Mick Ryan

Personal information
- Full name: Mick Ryan
- Born: 17 September 1953 (age 72) Tweed Heads, New South Wales, Australia

Playing information
- Position: Centre, Wing
Club
| Years | Team | Pld | T | G | FG | P |
| 1975–78 | Canterbury Bankstown | 57 | 12 | 0 | 0 | 36 |
| 1979–82 | Newtown | 84 | 22 | 0 | 0 | 66 |
| 1983 | Eastern Suburbs | 15 | 5 | 0 | 0 | 20 |
|  | Total | 156 | 39 | 0 | 0 | 122 |
- Source: Whiticker/Hudson
- Father: Peter Ryan

= Mick Ryan (rugby league) =

Australian rugby league footballer

Mick Ryan is an Australian former rugby league footballer who played in the 1970s and 1980s. He played for Canterbury-Bankstown, Newtown and Eastern Suburbs as a centre and occasionally as a winger.

==Early life==
Ryan was born and raised at Tweed Heads on the New South Wales North Coast. Ryan played his junior rugby league in the region before gaining the attention of Canterbury-Bankstown who signed him in 1974. Ryan is the son of former Newtown player Peter Ryan who played for the club in the 1950s.

==Playing career==
Ryan made his first grade debut against St George in 1975. Ryan made 57 appearances for the club over 4 years with Canterbury regularly making the finals.

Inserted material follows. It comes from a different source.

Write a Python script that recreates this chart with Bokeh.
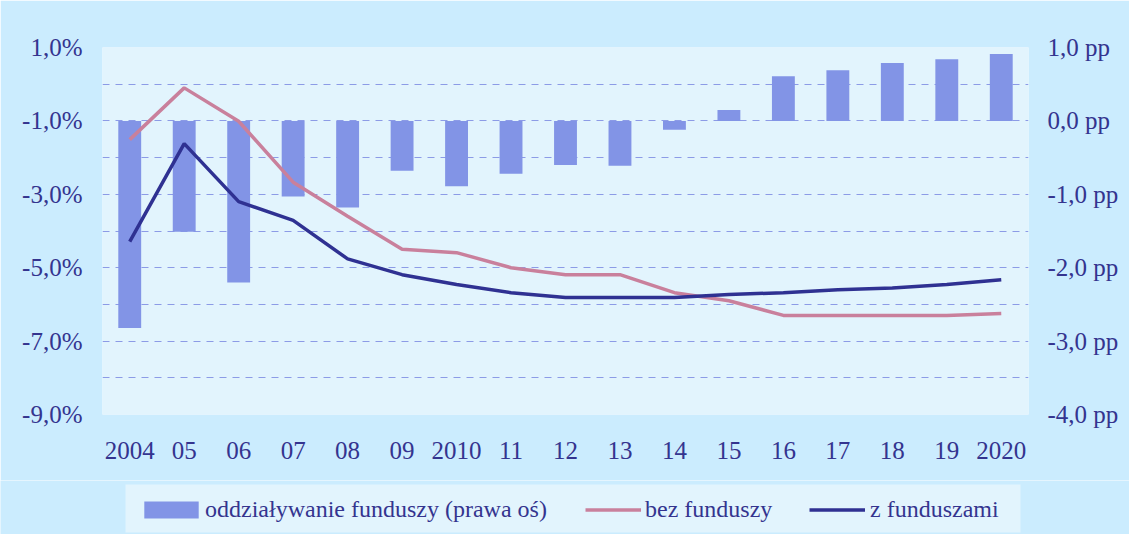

In 1979, Ryan joined Newtown. Under coach Warren Ryan, Newtown went from strugglers and easy beats of the competition to title contenders and in 1981 made their first grand final in 26 years against Parramatta. Ryan played at centre in the match as Newtown took a shock lead going into the second half before Parramatta stormed home to win their first premiership 20-10. Ryan spent one further season before joining Eastern Suburbs in 1983. Ryan played one season with Eastern Suburbs for retiring. In 2004, Ryan was nominated for the Berries to Bulldogs 70 Year Team of Champions.